# Filing US taxes abroad with children



## CorkyScotland (May 12, 2016)

Hello,

I’m a US citizen residing in the U.K. with my British partner and our two children who are under 5 and were born here in the U.K. 

I need to file my 2017/18 US taxes but I have been putting it off since my children were born in these years and I’m not sure if I can file without them having Social security numbers? Do I need to claim them in anyway or am I ok just to file?

Just to note I made approximately between $10-$14k each of those years and I have no major assets or anything like that.

Thanks for any advice!


----------



## Bevdeforges (Nov 16, 2007)

In order to claim the children, they're going to have to have US SS numbers. Though, with the new tax laws in the US, there is no more "personal exemption" so you don't really "need" to claim them for anything unless you're going for the Child Tax Credit.

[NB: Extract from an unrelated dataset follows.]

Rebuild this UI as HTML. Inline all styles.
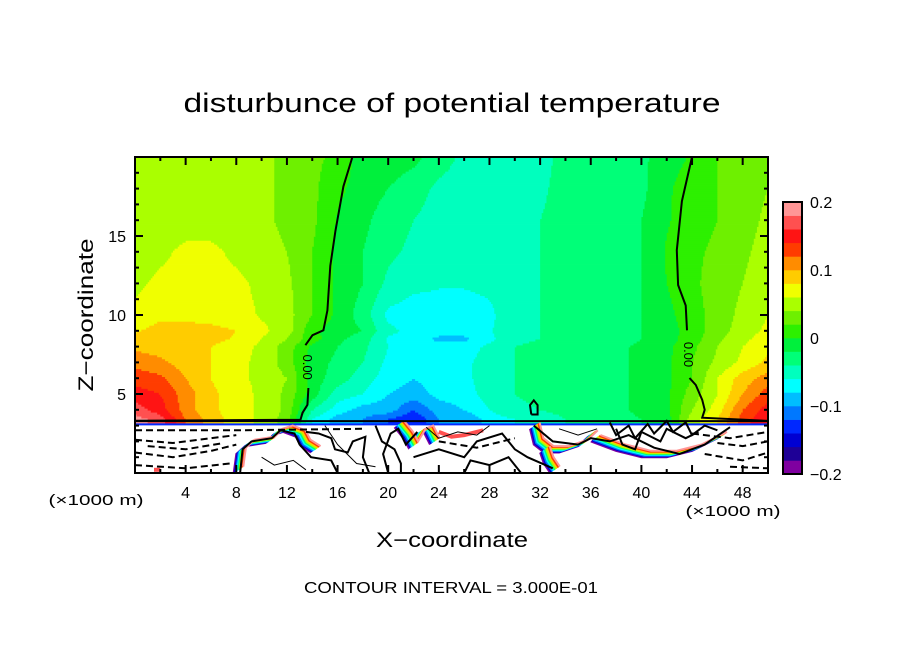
<!DOCTYPE html>
<html><head><meta charset="utf-8"><style>
html,body{margin:0;padding:0;background:#fff;}
svg{display:block;font-family:"Liberation Sans",sans-serif;}
</style></head><body>
<svg id="chart" width="904" height="654" viewBox="0 0 904 654">
<text x="452" y="112" font-size="27" text-anchor="middle" textLength="537" lengthAdjust="spacingAndGlyphs">disturbunce of potential temperature</text>
<g id="field"></g>
<g id="lower"></g>
<g id="lines"></g>
<g id="axes"></g>
<g id="cbar"></g>
<text x="0" y="0" font-size="21" text-anchor="middle" transform="translate(93,315) rotate(-90)" textLength="153" lengthAdjust="spacingAndGlyphs">Z−coordinate</text>
<text x="452" y="547" font-size="21" text-anchor="middle" textLength="152" lengthAdjust="spacingAndGlyphs">X−coordinate</text>
<text x="96" y="505" font-size="15" text-anchor="middle" textLength="95" lengthAdjust="spacingAndGlyphs">(×1000 m)</text>
<text x="733" y="516" font-size="15" text-anchor="middle" textLength="95" lengthAdjust="spacingAndGlyphs">(×1000 m)</text>
<text x="451" y="593" font-size="16" text-anchor="middle" textLength="294" lengthAdjust="spacingAndGlyphs">CONTOUR INTERVAL = 3.000E-01</text>
</svg>
<script>
const xNodes=[0,2,4,6,8,10,12,14,16,18,20,22,24,26,28,30,32,34,36,38,40,42,44,46,48,50];
const zNodes=[3.4,4,5,6,7,8,8.5,9,10,12,14,16,18,20];
const row34=[.19,.17,.12,.09,.07,.055,.03,-.06,-.09,-.1,-.12,-.14,-.1,-.1,-.07,-.06,-.06,-.04,-.04,-.03,-.02,-.01,.05,.08,.13,.16];
const row4=[.17,.15,.11,.085,.07,.055,.035,-.04,-.07,-.09,-.09,-.12,-.09,-.08,-.06,-.045,-.04,-.03,-.03,-.025,-.015,-.005,.04,.07,.12,.15];
const row5=[.15,.14,.11,.085,.07,.055,.035,-.01,-.05,-.06,-.08,-.09,-.075,-.07,-.05,-.04,-.035,-.03,-.03,-.025,-.015,-.005,.03,.06,.1,.13];
const row6=[.13,.125,.1,.08,.065,.055,.04,-.01,-.03,-.05,-.07,-.08,-.07,-.065,-.05,-.04,-.035,-.03,-.03,-.025,-.015,-.005,.02,.06,.09,.11];
const row7=[.115,.105,.09,.08,.065,.055,.03,-.01,-.025,-.04,-.065,-.07,-.07,-.065,-.05,-.04,-.035,-.03,-.03,-.025,-.015,-.005,.02,.045,.065,.085];
const row8=[.095,.09,.085,.08,.07,.055,.03,-.005,-.02,-.035,-.06,-.07,-.07,-.07,-.055,-.04,-.035,-.03,-.03,-.025,-.015,-.005,.015,.04,.06,.075];
const row85=[.085,.088,.088,.086,.078,.06,.04,.008,-.015,-.03,-.062,-.07,-.085,-.085,-.065,-.045,-.04,-.03,-.03,-.03,-.02,-.008,.01,.035,.055,.07];
const row9=[.078,.088,.088,.086,.08,.065,.05,.005,-.01,-.02,-.055,-.066,-.07,-.07,-.062,-.045,-.04,-.03,-.03,-.03,-.02,-.01,.01,.03,.05,.065];
const row10=[.065,.075,.075,.072,.068,.058,.048,.02,-.005,-.03,-.065,-.07,-.07,-.07,-.065,-.045,-.04,-.03,-.03,-.03,-.02,-.005,.01,.03,.045,.06];
const row12=[.055,.065,.07,.07,.065,.055,.045,.02,-.005,-.02,-.045,-.055,-.058,-.058,-.055,-.045,-.04,-.03,-.03,-.03,-.02,0,.015,.03,.04,.055];
const row14=[.05,.055,.065,.065,.055,.05,.04,.02,-.005,-.02,-.035,-.045,-.05,-.05,-.05,-.045,-.04,-.03,-.03,-.03,-.02,.002,.015,.025,.035,.05];
const row16=[.05,.05,.05,.05,.05,.045,.035,.025,-.002,-.015,-.03,-.04,-.05,-.05,-.05,-.045,-.04,-.03,-.03,-.03,-.02,-.002,.01,.02,.03,.045];
const row18=[.05,.05,.05,.05,.05,.045,.035,.025,.005,-.01,-.02,-.03,-.045,-.05,-.05,-.05,-.045,-.03,-.03,-.03,-.025,-.003,.01,.02,.03,.04];
const row20=[.05,.05,.05,.05,.05,.045,.035,.025,.015,-.01,-.01,-.015,-.03,-.045,-.05,-.05,-.05,-.03,-.03,-.03,-.025,-.008,.002,.02,.03,.04];
const fieldRows=[row34,row4,row5,row6,row7,row8,row85,row9,row10,row12,row14,row16,row18,row20];
const levelColors=["#7f00a0","#1e0096","#0000d2","#0028ff","#0078ff","#00beff","#00ffff","#00ffbe","#00ff78","#00f03c","#2df000","#6ef000","#aaff00","#f0ff00","#ffcc00","#ff8c00","#ff3c00","#ff1414","#ff5050","#ff9696"];
const cbarLabels=[0.2,0.1,0,-0.1,-0.2];
const xTicks=[4,8,12,16,20,24,28,32,36,40,44,48];
const zTicks=[5,10,15];
const zeroLineLeftUpper=[[17.17,20],[16.46,18.14],[15.83,15.31],[15.43,13.11],[15.2,10.29],[14.88,9.03],[14.02,8.72],[13.46,8.09]];
const zeroLineLeftLower=[[13.7,5.38],[13.62,4.31],[13.23,3.81],[13.07,3.37],[0,3.31]];
const zeroLineRightUpper=[[44.0,20],[43.2,17.2],[42.8,14.1],[42.9,11.9],[43.5,10.6],[43.6,9.03]];
const zeroLineRightLower=[[43.8,6.01],[44.3,5.57],[44.8,4.63],[45.0,4.0],[44.8,3.5],[50,3.3]];
const zeroLoop=[[31.3,3.7],[31.2,4.3],[31.5,4.6],[31.8,4.3],[31.8,3.7],[31.3,3.7]];
const solidContours=[
 [[13.5,2.6],[14.5,2.5],[15.5,2.2],[15.8,1.5],[16.8,1.3],[17.2,2.0],[18.2,2.3],[18.0,1.0],[18.5,0]],
 [[20,0],[19.6,1.2],[20.2,2.5],[20.8,2.8],[21.4,1.8],[22.3,2.6]],
 [[31.5,3.0],[33,2.0],[35,1.8],[36,2.2],[37.5,2.0],[39,2.4],[41,1.6],[43,1.2],[45,1.8],[47,2.9]],
 [[22,1.0],[24,1.5],[26,1.0],[27,2.0],[29,2.5],[30,1.5],[31,1.0],[33,0.3]],
 [[8.3,0],[8.5,1.5],[9.2,2.0],[10.8,2.2],[11.5,2.7],[12.6,2.5],[13,1.8],[13.9,1.0],[15.5,0.8],[16.0,0]],
 [[37.5,3.2],[38,2.4],[39,3],[39.5,2.2],[40.5,3.1],[41,2.5],[42,3.3],[42.5,2.6],[43.5,3.2],[44,2.4],[45,3.0],[46,2.7]],
 [[38,2.8],[38.5,1.8],[39.5,1.5],[40,2.6],[41.5,2.0],[42,2.8],[43.5,2.2],[44.5,2.6]],
 [[19,3.0],[19.5,2.0],[20.5,1.5],[21,0.6],[21,0]],
 [[26,0],[26.5,0.8],[28,0.5],[29.5,1.0],[30.5,0]]
];
const thinContours=[
 [[15,3.0],[16,1.8],[17.5,0.6],[19,0.4]],
 [[23,2.9],[24,2.2],[25.5,2.6],[27,2.4],[28,3.0]],
 [[33.5,2.8],[35,2.4],[36.5,2.8]],
 [[10,1.0],[11,0.5],[12.5,0.8],[13.5,0.2]]
];
const dashedContours=[
 [[0,2.7],[8,2.7],[18,2.8]],
 [[0,2.1],[3,1.9],[6,2.2],[8,2.4]],
 [[0,1.3],[3,1.0],[6,1.4],[8,1.8]],
 [[0,0.5],[4,0.3],[7.5,0.6]],
 [[1,1.7],[4,1.5],[7,1.9]],
 [[24,2.0],[27,1.6],[30,2.2]],
 [[44,2.5],[47,2.2],[50,2.6]],
 [[45,1.2],[48,0.8],[50,1.3]],
 [[46,1.9],[48,1.7],[50,2.0]],
 [[47,0.4],[50,0.3]]
];
const rainbowBands=[
 [[7.8,0],[8.0,1.2],[8.7,1.7],[10.3,1.9],[10.9,2.4],[11.7,2.6],[12.7,2.3],[13.1,1.7],[13.9,1.3]],
 [[20.5,2.9],[21.2,2.2],[21.6,1.6],[22.2,2.4],[22.8,2.6],[23.3,1.8]],
 [[31.2,2.8],[31.5,1.8],[32.3,1.3],[33.5,1.3],[35,1.7],[35.8,2.3]],
 [[32,1.3],[32.3,0.6],[32.8,0]],
 [[36,2],[38,1.4],[40,1.0],[42,1.0],[44,1.4],[46,2.2]]
];
const redPatches=[[[24,2.6],[25,2.3],[26,2.4],[27.5,2.7]],[[1.5,0.2],[2,0.2]]];

const NS="http://www.w3.org/2000/svg";
const X0=135,X1=768,Y0=157,Y1=473;
function sx(x){return X0+x*(X1-X0)/50;}
function sz(z){return Y1-z*(Y1-Y0)/20;}
function col(v){let k=Math.floor((v+0.2)/0.02);k=Math.max(0,Math.min(19,k));return levelColors[k];}
function interp(x,z){
  let zi=0;while(zi<zNodes.length-2&&z>zNodes[zi+1])zi++;
  let tz=(z-zNodes[zi])/(zNodes[zi+1]-zNodes[zi]);tz=Math.max(0,Math.min(1,tz));
  let xi=Math.min(xNodes.length-2,Math.floor(x/2));let tx=(x-xNodes[xi])/(xNodes[xi+1]-xNodes[xi]);
  const a=fieldRows[zi],b=fieldRows[zi+1];
  const v0=a[xi]*(1-tx)+a[xi+1]*tx, v1=b[xi]*(1-tx)+b[xi+1]*tx;
  return v0*(1-tz)+v1*tz;
}
function mk(tag,attrs,parent){const e=document.createElementNS(NS,tag);for(const k in attrs)e.setAttribute(k,attrs[k]);parent.appendChild(e);return e;}
function pts(arr){return arr.map(p=>sx(p[0]).toFixed(1)+","+sz(p[1]).toFixed(1)).join(" ");}

const field=document.getElementById("field");
const dz=0.125,dx=0.125,zBase=3.1;
for(let z=zBase;z<20;z+=dz){
  let runStart=0,runCol=null;
  for(let x=0;x<=50+1e-9;x+=dx){
    const c=x<50?col(interp(x+dx/2,z+dz/2)):null;
    if(c!==runCol){
      if(runCol!==null){
        const r=mk("rect",{x:sx(runStart).toFixed(2),y:sz(Math.min(20,z+dz)).toFixed(2),width:(sx(x)-sx(runStart)+0.4).toFixed(2),height:(sz(z)-sz(Math.min(20,z+dz))+0.4).toFixed(2),fill:runCol},field);
        
        
      }
      runStart=x;runCol=c;
    }
  }
}
const lower=document.getElementById("lower");
const wr=mk("rect",{x:X0,y:sz(3.05),width:X1-X0,height:Y1-sz(3.05),fill:"#fff"},lower);


const gb=mk("line",{x1:X0,x2:X1,y1:sz(3.08),y2:sz(3.08),stroke:"#0028ff","stroke-width":2},lower);


const rbColors=["#7f00a0","#0000d2","#0078ff","#00ffff","#00ff78","#aaff00","#ffcc00","#ff3c00","#ff9696"];
rainbowBands.forEach(b=>{
  rbColors.forEach((c,i)=>{
    const p=mk("polyline",{points:pts(b),fill:"none",stroke:c,"stroke-width":2,transform:`translate(${i*1.2},${-i*0.8})`},lower);
    
    
  });
});
redPatches.forEach(b=>{
  const p=mk("polyline",{points:pts(b),fill:"none",stroke:"#ff5050","stroke-width":4},lower);
  
  
});
const lines=document.getElementById("lines");
[zeroLineLeftUpper,zeroLineLeftLower,zeroLineRightUpper,zeroLineRightLower,zeroLoop].forEach(l=>{
  const p=mk("polyline",{points:pts(l),fill:"none",stroke:"#000","stroke-width":2},lines);
  
  
});
const gl=mk("line",{x1:X0,x2:X1,y1:sz(3.28),y2:sz(3.28),stroke:"#000","stroke-width":2},lines);


solidContours.forEach(l=>{
  const p=mk("polyline",{points:pts(l),fill:"none",stroke:"#000","stroke-width":2},lines);
  
  
});
thinContours.forEach(l=>{
  const p=mk("polyline",{points:pts(l),fill:"none",stroke:"#000","stroke-width":1},lines);
  
  
});
dashedContours.forEach(l=>{
  const p=mk("polyline",{points:pts(l),fill:"none",stroke:"#000","stroke-width":2,"stroke-dasharray":"7,4"},lines);
  
  
});
[[13.6,6.7],[43.7,7.5]].forEach(p=>{
  const t=mk("text",{x:0,y:0,"font-size":13,"text-anchor":"middle",transform:`translate(${sx(p[0])-4},${sz(p[1])}) rotate(90)`},lines);
  t.textContent="0.00";
  
  
});
const axes=document.getElementById("axes");
const fr=mk("rect",{x:X0,y:Y0,width:X1-X0,height:Y1-Y0,fill:"none",stroke:"#000","stroke-width":2},axes);


for(let x=2;x<50;x+=2){
  const L=(x%4===0)?8:4;
  mk("line",{x1:sx(x),x2:sx(x),y1:Y1,y2:Y1-L,stroke:"#000","stroke-width":2},axes);
  mk("line",{x1:sx(x),x2:sx(x),y1:Y0,y2:Y0+L,stroke:"#000","stroke-width":2},axes);
}
for(let z=1;z<20;z++){
  const L=(z%5===0)?8:4;
  mk("line",{x1:X0,x2:X0+L,y1:sz(z),y2:sz(z),stroke:"#000","stroke-width":2},axes);
  mk("line",{x1:X1,x2:X1-L,y1:sz(z),y2:sz(z),stroke:"#000","stroke-width":2},axes);
}
xTicks.forEach(v=>{
  const t=mk("text",{x:sx(v),y:498,"font-size":16,"text-anchor":"middle"},axes);
  t.textContent=v;
  
  
});
zTicks.forEach(v=>{
  const t=mk("text",{x:126,y:sz(v)+6,"font-size":16,"text-anchor":"end"},axes);
  t.textContent=v;
  
  
});
const cb=document.getElementById("cbar");
const CX=783,CW=19,CT=202,CB=474;
levelColors.forEach((c,i)=>{
  const h=(CB-CT)/levelColors.length;
  const r=mk("rect",{x:CX,y:(CB-(i+1)*h).toFixed(2),width:CW,height:(h+0.3).toFixed(2),fill:c},cb);
  
  
});
const cf=mk("rect",{x:CX,y:CT,width:CW,height:CB-CT,fill:"none",stroke:"#000","stroke-width":2},cb);


cbarLabels.forEach(v=>{
  const y=CB-(v+0.2)/0.4*(CB-CT);
  const t=mk("text",{x:810,y:y+6,"font-size":16},cb);
  t.textContent=(v<0?"−":"")+Math.abs(v).toString();
  
  
});
</script>
</body></html>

This gives you all the details of the credit: https://www.irs.gov/forms-pubs/about-publication-972

One thing to note, however, is that the children must be US citizens (which they are if they are your kids and you meet a couple other requirements regarding how long you lived in the US after the age of 14) and they must have a US SSN. To claim as dependents, you must also be providing at least one half of their support.

However, you mention your "partner" - if you're not married, then you can file as "single" in which case, you have no obligation to file at all if you make less than $12,000 in a given year. (The exact amount varies a bit.) If you are married, then your choice is between filing "married filing separately" - in which case the threshold is only $5 - or filing "married filing jointly" in which case you have to include all your partner's income and get him or her a taxpayer i.d. number. But the threshold for filing is $24,000.

As tempting as the child tax credit may be, you may want to think about staying off the radar altogether if you can, whether due to your income being insufficient for having to file or just by laying low.


----------



## Nononymous (Jul 12, 2011)

If your kids are born in the UK, and have UK citizenship, I think it would be very wise to keep them out of the US tax system. Without a US birthplace they will be able to conceal US citizenship from banks and live without FATCA reporting or any restrictions on their ability to open accounts or use other financial services - which can be a huge problem for US citizens in certain countries. 

You said that the children do not have SSNs. This is a good thing. Have you registered their births with the consulate, or obtained passports, or otherwise informed the US government of their existence?

Depending on your income, it's possible that you can claim the child tax credit and earn free money, up to $1400 per year per child. (I don't know the details.) But the children need to be US citizens with their own SSNs for this to happen. If you qualify, it's potentially a nice lump of money that can be saved for their educations, but it comes at a cost - their names will be known to the IRS, though of course in future it will be very easy for them to drop back off the US radar with their UK identities. 

I'd say do a little more research and decide whether you want to "declare" these children or not. There's money to be had, but - like Facebook - nothing is really free if you give up personal information in return.

As to whether you yourself should continue filing, that's another question.


----------